Comment: The enclosure could be used together with an external shower built into the side of caravan.
Keeping inside clean
Problem: How to keep the inside of the caravan clean without using a broom and creating a dust cloud.
Solution: Purchase an inexpensive and compact portable vacuum cleaner.
Comment: These types of vacuum cleaners generally come with a host of accessories, are cheap and take up little storage space.
Problem: When the van is stored outside, tyres need protection from the sun's UV rays.
Solution: Purchase two pieces of cement fibre sheeting that are slightly larger then the wheel arch opening. Slide material up from the bottom so it stands vertically against tyre. As the material is larger than the opening, it cannot fall over.
Comment: Sometimes the material needed can be found discarded on building sites, and permission is usually required to remove it.
Raise van to remove load from tyres
Problem: How to raise and support your van when not in use to remove load from tyres, springs and bearings.
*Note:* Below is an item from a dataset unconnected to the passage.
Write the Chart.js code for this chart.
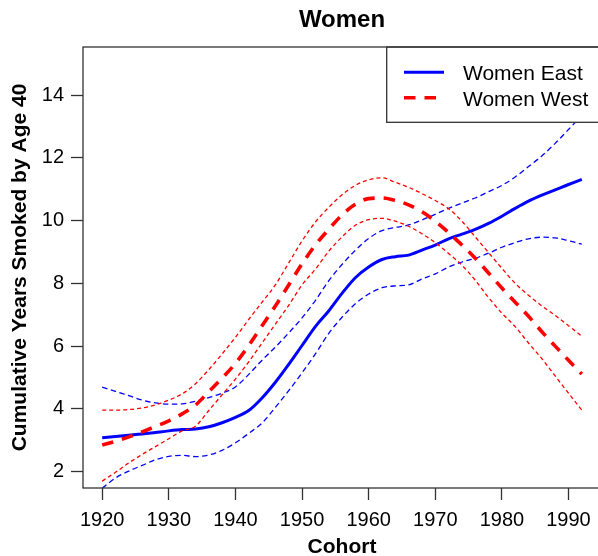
<!DOCTYPE html>
<html>
<head>
<meta charset="utf-8">
<script src="https://cdn.jsdelivr.net/npm/chart.js@4/dist/chart.umd.min.js"></script>
<style>
  html, body { margin: 0; padding: 0; background: #ffffff; overflow: hidden; }
  #wrap { width: 604px; height: 556px; }
</style>
</head>
<body>
<div id="wrap"><canvas id="c" width="604" height="556"></canvas></div>
<script>
// ---- data ----
const chartTitle = "Women";
const xAxisTitle = "Cohort";
const yAxisTitle = "Cumulative Years Smoked by Age 40";
const seriesLabels = ["Women East", "Women West"];
const xTickValues = [1920, 1930, 1940, 1950, 1960, 1970, 1980, 1990];
const yTickValues = [2, 4, 6, 8, 10, 12, 14];

const years = [1920,1922,1924,1926,1928,1930,1932,1934,1936,1938,1940,1942,1944,1946,1948,1950,1952,1954,1956,1958,1960,1962,1964,1966,1968,1970,1972,1974,1976,1978,1980,1982,1984,1986,1988,1990,1992];

const eastMain  = [3.08,3.12,3.16,3.20,3.25,3.30,3.34,3.36,3.43,3.56,3.73,3.95,4.35,4.85,5.42,6.02,6.62,7.12,7.68,8.18,8.52,8.76,8.85,8.90,9.06,9.22,9.42,9.57,9.72,9.91,10.14,10.39,10.62,10.81,10.98,11.15,11.31];
const eastLower = [1.47,1.80,2.02,2.20,2.38,2.49,2.52,2.48,2.53,2.68,2.92,3.22,3.55,4.05,4.58,5.15,5.75,6.40,6.92,7.35,7.66,7.86,7.92,7.95,8.14,8.30,8.52,8.68,8.80,8.96,9.15,9.30,9.42,9.47,9.45,9.36,9.25];
const eastUpper = [4.69,4.56,4.42,4.28,4.19,4.15,4.16,4.24,4.36,4.50,4.70,5.10,5.55,5.97,6.42,6.90,7.45,8.08,8.60,9.05,9.43,9.68,9.78,9.86,10.02,10.20,10.39,10.56,10.72,10.92,11.12,11.39,11.72,12.06,12.46,12.90,13.35];

const westMain  = [2.85,2.97,3.11,3.27,3.44,3.62,3.84,4.12,4.55,4.98,5.45,6.02,6.65,7.28,7.95,8.62,9.22,9.72,10.18,10.52,10.70,10.72,10.64,10.50,10.28,9.98,9.62,9.22,8.80,8.33,7.85,7.40,6.95,6.46,6.00,5.55,5.11];
const westLower = [1.70,1.98,2.28,2.55,2.80,3.05,3.30,3.45,3.95,4.45,4.95,5.50,6.10,6.70,7.30,7.95,8.45,9.02,9.48,9.85,10.03,10.07,9.98,9.82,9.58,9.30,8.95,8.58,8.10,7.55,7.05,6.62,6.10,5.60,5.05,4.50,3.96];
const westUpper = [3.96,3.96,3.98,4.03,4.13,4.28,4.48,4.80,5.25,5.75,6.28,6.85,7.40,7.95,8.65,9.35,9.95,10.42,10.82,11.12,11.30,11.36,11.22,11.06,10.86,10.64,10.38,9.98,9.48,8.98,8.48,8.00,7.62,7.28,6.98,6.65,6.32];

// ---- styling ----
const FONT = "'Liberation Sans', Arial, Helvetica, sans-serif";
const BLUE = "#0000ff";
const RED = "#ff0000";
const AXIS = "#333333";

function pts(vals) { return years.map((x, i) => ({ x: x, y: vals[i] })); }

function ds(label, vals, color, width, dash, order, inLegend) {
  return {
    label: label, data: pts(vals), borderColor: color, backgroundColor: color,
    borderWidth: width, borderDash: dash, pointRadius: 0, pointHoverRadius: 0,
    fill: false, cubicInterpolationMode: 'monotone', order: order,
    showInLegend: inLegend, borderCapStyle: 'butt'
  };
}

const datasets = [
  ds(seriesLabels[1], westMain, RED, 3.6, [11.5, 9], 0, true),
  ds(seriesLabels[1] + " upper", westUpper, RED, 1.3, [4, 3], 1, false),
  ds(seriesLabels[1] + " lower", westLower, RED, 1.3, [4, 3], 1, false),
  ds(seriesLabels[0], eastMain, BLUE, 3.0, [], 2, true),
  ds(seriesLabels[0] + " upper", eastUpper, BLUE, 1.3, [5.5, 3.5], 3, false),
  ds(seriesLabels[0] + " lower", eastLower, BLUE, 1.3, [5.5, 3.5], 3, false)
];

const frameAndLegend = {
  id: 'frameAndLegend',
  afterDatasetsDraw(chart) {
    const ctx = chart.ctx;
    const a = chart.chartArea;
    ctx.save();
    // legend box (white fill, drawn over the curves)
    const lx = 386.7, ly = a.top, lw = a.right - 386.7, lh = 122.3 - a.top;
    ctx.fillStyle = '#ffffff';
    ctx.fillRect(lx, ly, lw, lh);
    ctx.strokeStyle = AXIS;
    ctx.lineWidth = 1.3;
    ctx.setLineDash([]);
    ctx.strokeRect(lx, ly, lw, lh);
    const items = [datasets[3], datasets[0]];
    const rows = [72.3, 97.7];
    items.forEach((d, i) => {
      ctx.beginPath();
      ctx.strokeStyle = d.borderColor;
      ctx.lineWidth = d.borderWidth;
      ctx.setLineDash(d.borderDash || []);
      ctx.lineCap = 'butt';
      ctx.moveTo(404, rows[i]);
      ctx.lineTo(444, rows[i]);
      ctx.stroke();
      ctx.setLineDash([]);
      ctx.fillStyle = '#000000';
      ctx.font = "21px " + FONT;
      ctx.textAlign = 'left';
      ctx.textBaseline = 'alphabetic';
      ctx.fillText(d.label, 463, rows[i] + 7.8);
    });
    // plot frame
    ctx.strokeStyle = AXIS;
    ctx.lineWidth = 1.3;
    ctx.strokeRect(a.left, a.top, a.right - a.left, a.bottom - a.top);
    // title
    ctx.fillStyle = '#000000';
    ctx.font = "bold 24px " + FONT;
    ctx.textAlign = 'center';
    ctx.textBaseline = 'middle';
    ctx.fillText(chartTitle, (a.left + a.right) / 2, 20.5);
    ctx.restore();
  }
};

new Chart(document.getElementById('c'), {
  type: 'line',
  data: { datasets: datasets },
  plugins: [frameAndLegend],
  options: {
    responsive: false,
    animation: false,
    devicePixelRatio: 1,
    events: [],
    layout: { padding: { left: 0, right: 3, top: 47, bottom: 0 } },
    plugins: { legend: { display: false }, title: { display: false }, tooltip: { enabled: false } },
    scales: {
      x: {
        type: 'linear', position: 'bottom', min: 1917.12, max: 1994.88,
        afterBuildTicks: s => { s.ticks = xTickValues.map(v => ({ value: v })); },
        afterFit: s => { s.height = 68; },
        border: { display: false },
        grid: { display: true, drawOnChartArea: false, drawTicks: true, tickLength: 12, tickColor: AXIS, tickWidth: 1.3 },
        ticks: { color: '#000', font: { family: FONT, size: 20, lineHeight: 1.2 }, padding: 8, maxRotation: 0, autoSkip: false, callback: v => String(v) },
        title: { display: true, text: xAxisTitle, color: '#000', font: { family: FONT, size: 21, weight: 'bold', lineHeight: 0.8 }, padding: { top: 0, bottom: 0 } }
      },
      y: {
        type: 'linear', position: 'left', min: 1.48, max: 15.53,
        afterBuildTicks: s => { s.ticks = yTickValues.map(v => ({ value: v })); },
        afterFit: s => { s.width = 83; },
        border: { display: false },
        grid: { display: true, drawOnChartArea: false, drawTicks: true, tickLength: 12, tickColor: AXIS, tickWidth: 1.3 },
        ticks: { color: '#000', font: { family: FONT, size: 20, lineHeight: 1.2 }, padding: 7, autoSkip: false, callback: v => String(v) },
        title: { display: true, text: yAxisTitle, color: '#000', font: { family: FONT, size: 21, weight: 'bold', lineHeight: 1 }, padding: { top: 10, bottom: 0 } }
      }
    }
  }
});
</script>
</body>
</html>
Solution: Purchase a pair of car safety stands, jack up the van and place stands under main chassis member, close to the rear of the springs. If used on soft ground add two pieces of aluminium checkerplate to the shopping list.
Comment: There are different kinds of safety stands - pin, ratchet and screw types. Make sure that the stands meet Australian safety standards.
Increasing shade under the awning
Problem: How to increase the amount of shade under the rollout awning without fitting the normal walls.
Solution: Obtain a piece of plastic poly tarp with the required dimensions, a few tent pegs and a piece of plastic chain with links that are thicker than the groove in the awning roller. Cut chain in to three link sections.
File two slots in one link of the chain so that it can be pushed along the groove in the roller. Attach sections of chain to eyelets in the poly sheet. Peg bottom of sheet to the ground.
Comment: A rope could be sewn into the edge of the poly sheet so that the groove in the roller becomes a 'rope-track'. However this would increase the cost, the primary aim is to find an inexpensive solution.
Problem: Reduce the amount of heat coming in through the windows and stop prying eyes when van is stored.
Solution: Purchase car type foil front window protectors or sun shades. Cut the protector to suit size of the window. Depending on the type of window, either place protector between fly screen and glass or use suction caps to attach to glass or frame.
Comments: The car sun protectors can be purchased from auto accessory stores or places such as the Reject Shop or $2 Shop. If suction caps are used, install eyelets in the protector that will fit the stem of the suction cap.